Discussion Forum



1)

A coil having n turns and resistance R$\Omega$  is connected with a galvanometer of resistance $4 R\Omega$. This combination is moved in time t seconds from a magnetic flux $\phi_{1}$  Weber to $\phi_{2}$  Weber.

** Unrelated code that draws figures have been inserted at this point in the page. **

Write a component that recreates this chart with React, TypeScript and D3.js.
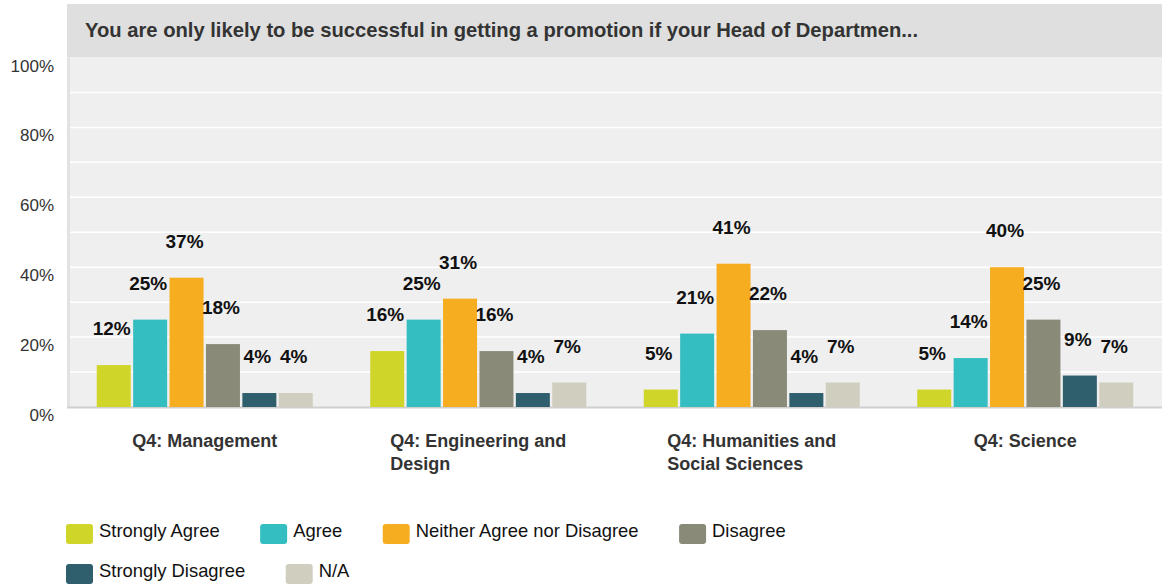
import { useEffect, useRef } from 'react';
import * as d3 from 'd3';

const title = "You are only likely to be successful in getting a promotion if your Head of Departmen...";
const categories = ["Q4: Management", "Q4: Engineering and Design", "Q4: Humanities and Social Sciences", "Q4: Science"];
const categoryLines = [["Q4: Management"], ["Q4: Engineering and", "Design"], ["Q4: Humanities and", "Social Sciences"], ["Q4: Science"]];
const series = ["Strongly Agree", "Agree", "Neither Agree nor Disagree", "Disagree", "Strongly Disagree", "N/A"];
const colors = ["#d0d52a", "#34bec1", "#f6ae20", "#8a8a79", "#2f5f6d", "#d0cebf"];

// percentages per category
const stronglyAgree = [12, 16, 5, 5];
const agree = [25, 25, 21, 14];
const neither = [37, 31, 41, 40];
const disagree = [18, 16, 22, 25];
const stronglyDisagree = [4, 4, 4, 9];
const na = [4, 7, 7, 7];

const yTicks = [0, 20, 40, 60, 80, 100];
const gridTicks = [10, 20, 30, 40, 50, 60, 70, 80, 90];

const FONT = '"Liberation Sans", Arial, Helvetica, sans-serif';

const App = () => {
  const ref = useRef<SVGSVGElement | null>(null);

  useEffect(() => {
    document.body.style.margin = '0';
    const svg = d3.select(ref.current);
    svg.selectAll("*").remove();

    const left = 68, right = 1162, top = 57.5, bottom = 407;
    const values = [stronglyAgree, agree, neither, disagree, stronglyDisagree, na];

    const y = d3.scaleLinear().domain([0, 100]).range([bottom, top]);
    const x0 = d3.scaleBand().domain(categories).range([left, right]);
    const x1 = d3.scaleBand().domain(series).range([-108, 108]).paddingInner(0.066);

    // title bar
    svg.append("rect")
      .attr("x", 67).attr("y", 4)
      .attr("width", right - 67).attr("height", top - 4)
      .attr("fill", "#dfdfdf");
    svg.append("text")
      .attr("x", 85).attr("y", 36.5)
      .attr("font-family", FONT).attr("font-size", 20.2).attr("font-weight", "bold")
      .attr("fill", "#333")
      .text(title);

    // plot background
    svg.append("rect")
      .attr("x", left).attr("y", top)
      .attr("width", right - left).attr("height", bottom - top)
      .attr("fill", "#efefef");
    svg.append("rect")
      .attr("x", 67).attr("y", top)
      .attr("width", 3).attr("height", bottom - top + 1)
      .attr("fill", "#e2e2e2");

    svg.append("g")
      .selectAll("line")
      .data(gridTicks)
      .enter().append("line")
      .attr("x1", 70).attr("x2", right)
      .attr("y1", d => y(d)).attr("y2", d => y(d))
      .attr("stroke", "#ffffff").attr("stroke-width", 1.5);

    svg.append("line")
      .attr("x1", 67).attr("x2", right)
      .attr("y1", bottom + 0.5).attr("y2", bottom + 0.5)
      .attr("stroke", "#cfcfcf").attr("stroke-width", 2);

    // y labels
    svg.append("g")
      .selectAll("text")
      .data(yTicks)
      .enter().append("text")
      .attr("x", 54).attr("y", d => y(d) + 14)
      .attr("text-anchor", "end")
      .attr("font-family", FONT).attr("font-size", 17)
      .attr("fill", "#333")
      .text(d => `${d}%`);

    const rows = categories.flatMap((c, i) =>
      series.map((s, j) => ({ c, s, v: values[j][i], color: colors[j] })));

    const cx = (d: { c: string; s: string }) =>
      x0(d.c)! + x0.bandwidth() / 2 + x1(d.s)!;

    svg.append("g")
      .selectAll("rect")
      .data(rows)
      .enter().append("rect")
      .attr("x", d => cx(d))
      .attr("y", d => y(d.v))
      .attr("width", x1.bandwidth())
      .attr("height", d => bottom - y(d.v))
      .attr("fill", d => d.color);

    svg.append("g")
      .selectAll("text")
      .data(rows)
      .enter().append("text")
      .attr("x", d => cx(d) + x1.bandwidth() / 2 - 2)
      .attr("y", d => y(d.v) - 30)
      .attr("text-anchor", "middle")
      .attr("font-family", FONT).attr("font-size", 19).attr("font-weight", "bold")
      .attr("fill", "#111")
      .text(d => `${d.v}%`);

    // category labels: block centred, lines left aligned
    categories.forEach((c, i) => {
      const t = svg.append("text")
        .attr("font-family", FONT).attr("font-size", 18).attr("font-weight", "bold")
        .attr("fill", "#333");
      const spans = categoryLines[i].map((line, k) =>
        t.append("tspan").attr("y", 446.5 + k * 23.5).text(line));
      const w = d3.max(spans, s => (s.node() as SVGTSpanElement).getComputedTextLength()) || 0;
      const xs = x0(c)! + x0.bandwidth() / 2 - w / 2;
      spans.forEach(s => s.attr("x", xs));
    });

    // legend, flowing
    const legend = svg.append("g");
    let lx = 66, ly = 524;
    series.forEach((s, j) => {
      const g = legend.append("g");
      const txt = g.append("text")
        .attr("font-family", FONT).attr("font-size", 18.4)
        .attr("fill", "#111")
        .text(s);
      const w = 33 + (txt.node() as SVGTextElement).getComputedTextLength();
      if (lx + w > 900) { lx = 66; ly += 40; }
      g.append("rect")
        .attr("x", lx).attr("y", ly)
        .attr("width", 27).attr("height", 20).attr("rx", 3)
        .attr("fill", colors[j]);
      txt.attr("x", lx + 33).attr("y", ly + 12.5);
      lx += w + 40.5;
    });
  }, []);

  return <svg ref={ref} width={1169} height={587} style={{ display: 'block' }}></svg>;
};

export default App;
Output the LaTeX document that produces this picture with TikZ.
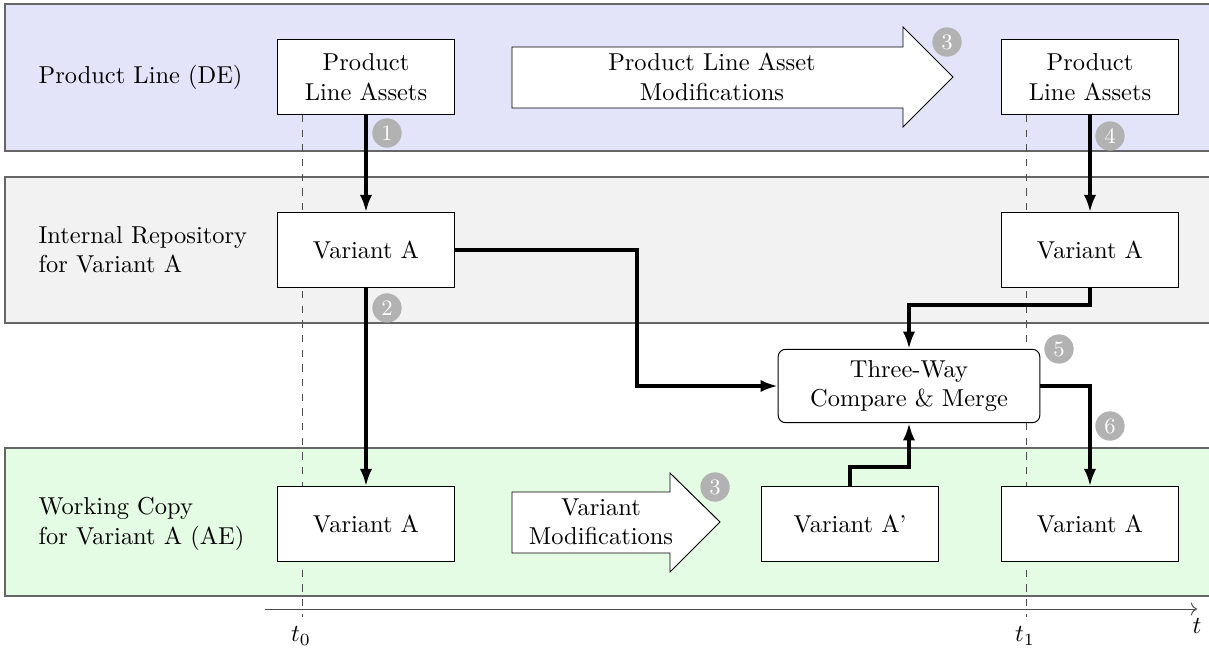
\documentclass[tikz,border=0pt]{standalone}
\usetikzlibrary{arrows.meta}
\definecolor{lineband}{RGB}{227,227,250}
\definecolor{repoband}{RGB}{242,242,242}
\definecolor{copyband}{RGB}{227,252,227}
\begin{document}
\begin{tikzpicture}[x = 0.409pt, y = -0.409pt,
  band/.style = {draw = black!60, line width = 0.7pt},
  lane/.style = {anchor = west, align = left},
  box/.style = {draw, fill = white, align = center, minimum width = 72.4pt, minimum height = 30.6pt},
  merge/.style = {box, rounded corners = 3pt, minimum width = 107pt, minimum height = 30pt},
  bigarrow/.style = {draw, fill = white},
  stepnum/.style = {circle, fill = black!30, text = white, inner sep = 0pt, minimum size = 12pt, font = \small},
  flow/.style = {line width = 1.3pt, -{Latex[length = 7pt, width = 5pt]}},
  timeline/.style = {dashed, black!70}]
\useasboundingbox (0, 0) rectangle (1209, 652);
% Bands
\draw[band, fill = lineband] (5, 4) rectangle (1215, 151);
\draw[band, fill = repoband] (5, 177) rectangle (1215, 323);
\draw[band, fill = copyband] (5, 448) rectangle (1215, 596);
% Time axis
\draw[black!70, ->] (265, 609) -- (1197, 609);
\node (t) at (1197, 626) {$t$};
\node (t0) at (301, 636) {$t_0$};
\node (t1) at (1025, 636) {$t_1$};
\draw[timeline] (302, 115) -- (302, 617);
\draw[timeline] (1026, 115) -- (1026, 617);
% Lane labels
\node[lane] (pl) at (30, 77) {Product Line (DE)};
\node[lane] (ir) at (30, 250) {Internal Repository\\for Variant A};
\node[lane] (wc) at (30, 524) {Working Copy\\for Variant A (AE)};
% Boxes
\node[box] (pla0) at (366, 77) {Product\\Line Assets};
\node[box] (repo0) at (366, 250) {Variant A};
\node[box] (copy0) at (366, 524) {Variant A};
\node[box] (pla1) at (1090, 77) {Product\\Line Assets};
\node[box] (repo1) at (1090, 250) {Variant A};
\node[box] (copy1) at (1090, 524) {Variant A};
\node[box] (copymod) at (850, 524) {Variant A'};
\node[merge] (merge) at (909, 386) {Three-Way\\Compare \& Merge};
% Modification arrows
\draw[bigarrow] (512, 47) -- (903, 47) -- (903, 27) -- (953, 77) -- (903, 127) -- (903, 108) -- (512, 108) -- cycle;
\node[align = center] (plmod) at (712, 77) {Product Line Asset\\Modifications};
\draw[bigarrow] (512, 492) -- (670, 492) -- (670, 473) -- (720, 522) -- (670, 572) -- (670, 553) -- (512, 553) -- cycle;
\node[align = center] (vmod) at (601, 522) {Variant\\Modifications};
% Flows
\draw[flow] (pla0) -- (repo0);
\draw[flow] (repo0) -- (copy0);
\draw[flow] (pla1) -- (repo1);
\draw[flow] (repo0.east) -- (637, 250) |- (merge.west);
\draw[flow] (repo1.south) -- (1090, 305) -| (merge.north);
\draw[flow] (copymod.north) -- (850, 467) -| (merge.south);
\draw[flow] (merge.east) -| (copy1.north);
% Steps
\node[stepnum] (s1) at (387, 133) {1};
\node[stepnum] (s2) at (387, 308) {2};
\node[stepnum] (s3a) at (947, 42) {3};
\node[stepnum] (s3b) at (715, 487) {3};
\node[stepnum] (s4) at (1110, 136) {4};
\node[stepnum] (s5) at (1059, 349) {5};
\node[stepnum] (s6) at (1110, 426) {6};
\end{tikzpicture}
\end{document}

The induced current in the circuit is 


A) $\frac{(\phi_{2}-\phi_{1})}{5Rnt}$

B) -$n\frac{(\phi_{2}-\phi_{1})}{5Rt}$

C) -$\frac{(\phi_{2}-\phi_{1})}{Rnt}$

D) -$\frac{n(\phi_{2}-\phi_{1})}{Rt}$

Answer:

Option B

Explanation:

 Given,

 Number of turns in coil=n

 We know that, 

$Current(i)=\frac{e}{R'}=\frac{-\triangle \phi}{R' \triangle t}$             $\left[\because e=\frac{-\triangle \phi}{\triangle t}\right]$

     $R'= R+4R$

 $i=-\frac{(\phi_{2}-\phi_{1})}{(R+4R)\triangle t}$

$i=\frac{(\phi_{2}-\phi_{1})}{5R(\triangle t)}$

 Here, coil have n number of turns 

Hence, 

$i=-\frac{n(\phi_{2}-\phi_{1})}{5R(\triangle t)}$

 Induced current ,i= $i=-\frac{n(\phi_{2}-\phi_{1})}{5R t}$